Será a primeira experiência orgânica da nossa República Federativa em que estados e municípios atuarão juntos, compartilhando técnicas, informações e know how.
A estimativa é que o Comitê Gestor movimente mais de R$ 1 trilhão por ano. Será o tributo com a maior arrecadação do país.
Os entes subnacionais estão cientes de tamanha responsabilidade. Pela nova legislação, o Comitê Gestor terá 54 assentos, sendo 27 para os estados e 27 para a representação dos municípios. A presidência será rotativa e obedecendo ao critério da alternância entre estados e municípios. O Comitê foi instalado em 16 de maio, cumprindo o prazo regimental, e já conta com as indicações estaduais, incluindo titulares e suplentes. Os municípios enviarão os nomes dos representantes assim que convergirem sobre os critérios eleitorais, o que deve ocorrer em breve.

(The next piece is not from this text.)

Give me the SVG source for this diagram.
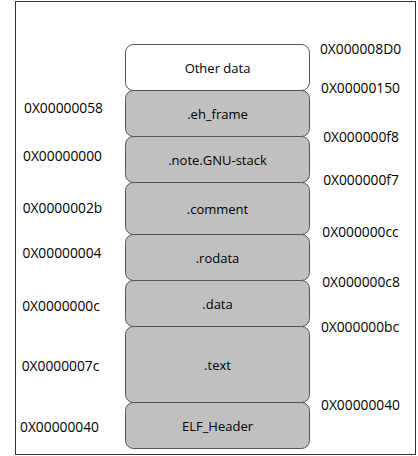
<svg xmlns="http://www.w3.org/2000/svg" width="418" height="456" viewBox="0 0 418 456">
<style>
.box{fill:#c0c0c0;stroke:#555;stroke-width:1}
.top{fill:#fff;stroke:#555;stroke-width:1}
text{font-family:"Open Sans","Noto Sans","DejaVu Sans",sans-serif;font-size:13px;fill:#000}
.c{text-anchor:middle;dominant-baseline:central}
.r{text-anchor:middle;dominant-baseline:central;font-size:13.8px}
.l{text-anchor:middle;dominant-baseline:central;font-size:13.8px}
</style>
<rect x="15.5" y="1.5" width="400" height="453" fill="#fff" stroke="#333" stroke-width="1"/>
<g id="connectors"></g>
<g id="other"><rect class="top" x="125.5" y="44.5" width="184" height="46" rx="8"/><text class="c" x="217.5" y="68">Other data</text></g>
<g id="eh_frame"><rect class="box" x="125.5" y="90.5" width="184" height="46" rx="8"/><text class="c" x="217.5" y="114">.eh_frame</text></g>
<g id="note"><rect class="box" x="125.5" y="136.5" width="184" height="46" rx="8"/><text class="c" x="217.5" y="160">.note.GNU-stack</text></g>
<g id="comment"><rect class="box" x="125.5" y="182.5" width="184" height="52" rx="8"/><text class="c" x="217.5" y="209">.comment</text></g>
<g id="rodata"><rect class="box" x="125.5" y="234.5" width="184" height="46" rx="8"/><text class="c" x="217.5" y="258">.rodata</text></g>
<g id="data"><rect class="box" x="125.5" y="280.5" width="184" height="46" rx="8"/><text class="c" x="217.5" y="304">.data</text></g>
<g id="text"><rect class="box" x="125.5" y="326.5" width="184" height="76" rx="8"/><text class="c" x="217.5" y="365">.text</text></g>
<g id="elf"><rect class="box" x="125.5" y="402.5" width="184" height="46" rx="8"/><text class="c" x="217.5" y="426">ELF_Header</text></g>
<g id="left-labels">
<text class="l" x="63.5" y="107">0X00000058</text>
<text class="l" x="62.5" y="155">0X00000000</text>
<text class="l" x="62.5" y="207">0X0000002b</text>
<text class="l" x="62" y="252">0X00000004</text>
<text class="l" x="61" y="305">0X0000000c</text>
<text class="l" x="60.5" y="365">0X0000007c</text>
<text class="l" x="59.5" y="426">0X00000040</text>
</g>
<g id="right-labels">
<text class="r" x="360.5" y="48">0X000008D0</text>
<text class="r" x="360.5" y="87">0X00000150</text>
<text class="r" x="361" y="136">0X000000f8</text>
<text class="r" x="361" y="179">0X000000f7</text>
<text class="r" x="360.5" y="231">0X000000cc</text>
<text class="r" x="361" y="281">0X000000c8</text>
<text class="r" x="360" y="326">0X000000bc</text>
<text class="r" x="360.5" y="404">0X00000040</text>
</g>
</svg>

Desde o início do processo de elaboração da reforma tributária, os entes subnacionais assumiram o compromisso de trabalhar em favor do país.
As decisões para iniciar a transição a partir de 2026 já começaram a ser tomadas neste ano. Para tanto, estados e municípios formalizaram, por meio de um acordo de cooperação técnica, a criação de um Pré-Comitê Gestor.
Esse colegiado vem atuando de forma incansável com extrema dedicação de secretários das Fazendas estaduais e municipais, além dos técnicos das administrações tributárias subnacionais.
São mais de 1.000 gestores e profissionais técnicos divididos em Grupos de Coordenação Estratégica; Técnica Normativo; Técnica Operacional, Técnica Financeiro; 8 Grupos de Trabalho; 36 SubGTs, Secretaria Geral e Escritório de Projetos.
Sem alarde e holofotes, estamos assistindo uma demonstração inequívoca de comprometimento com o Brasil.
O Comitê Gestor terá a função técnica de coordenar e orientar as administrações tributárias. Importante ressaltar também que não haverá sobreposição de papeis com as Fazendas estaduais e municipais, por exemplo. O Comitê atuará na orientação e nas diretrizes. É objeto dele também buscar a harmonia num espaço colegiado de cooperação e respeito à autonomia federativa. Outras finalidades do Comitê Gestor são:
- Editar regulamento único e uniformizar a interpretação e a aplicação da legislação do imposto;
- Arrecadar o imposto, efetuar as compensações, realizar as retenções previstas na legislação específica e distribuir o produto da arrecadação aos estados, ao Distrito Federal e aos municípios;
- Decidir o contencioso administrativo;
- Atuar, juntamente com o Poder Executivo federal, com vistas a harmonizar normas, interpretações, obrigações acessórias e procedimentos relativos às regras comuns aplicáveis ao IBS e à Contribuição sobre Bens e Serviços (CBS);
- Exercer a gestão compartilhada, em conjunto com a Secretaria Especial da Receita Federal do Brasil, do sistema de registro do início e do resultado das fiscalizações do IBS e da CBS;
- Disciplinar a aplicação padronizada de regimes especiais de fiscalização;
- Coordenar, com vistas à integração entre os entes federativos, no âmbito de suas competências, as atividades de fiscalização, cobrança judicial e inscrição em dívida ativa;
- Coordenar, em âmbito administrativo e judicial, a adoção dos métodos de solução adequada de conflitos relacionados ao IBS entre os entes federativos e os sujeitos passivos;
- Nos casos de conflitos entre dois ou mais entes federativos, disciplinar a forma de organização e gestão dos trabalhos, o rateio dos custos e a distribuição do produto da arrecadação;
- Elaborar a metodologia e o cálculo da alíquota de referência e dos regimes específicos, junto com à Receita Federal.
Espinha dorsal da reforma tributária, o Comitê Gestor do IBS não é somente uma grande novidade no seio do sistema tributário brasileiro que está por nascer: é um novo modelo de administrar a arrecadação do principal imposto de estados e municípios —e do país.
Uma oportunidade também para o Brasil debater, de forma séria e sem preconceitos, o papel dos impostos e tributos na sociedade, e o que esses recursos podem gerar de políticas públicas para melhorar a vida das pessoas que mais precisam.
É com esse empenho e espírito de cooperação que o Comsefaz (Comitê Nacional dos Secretários de Fazenda dos Estados e do Distrito Federal), entidade que tenho a honra de presidir, tem trabalhado diuturnamente.
Afinal, mudar para melhor a vida dos brasileiros é o objetivo final a ser alcançado.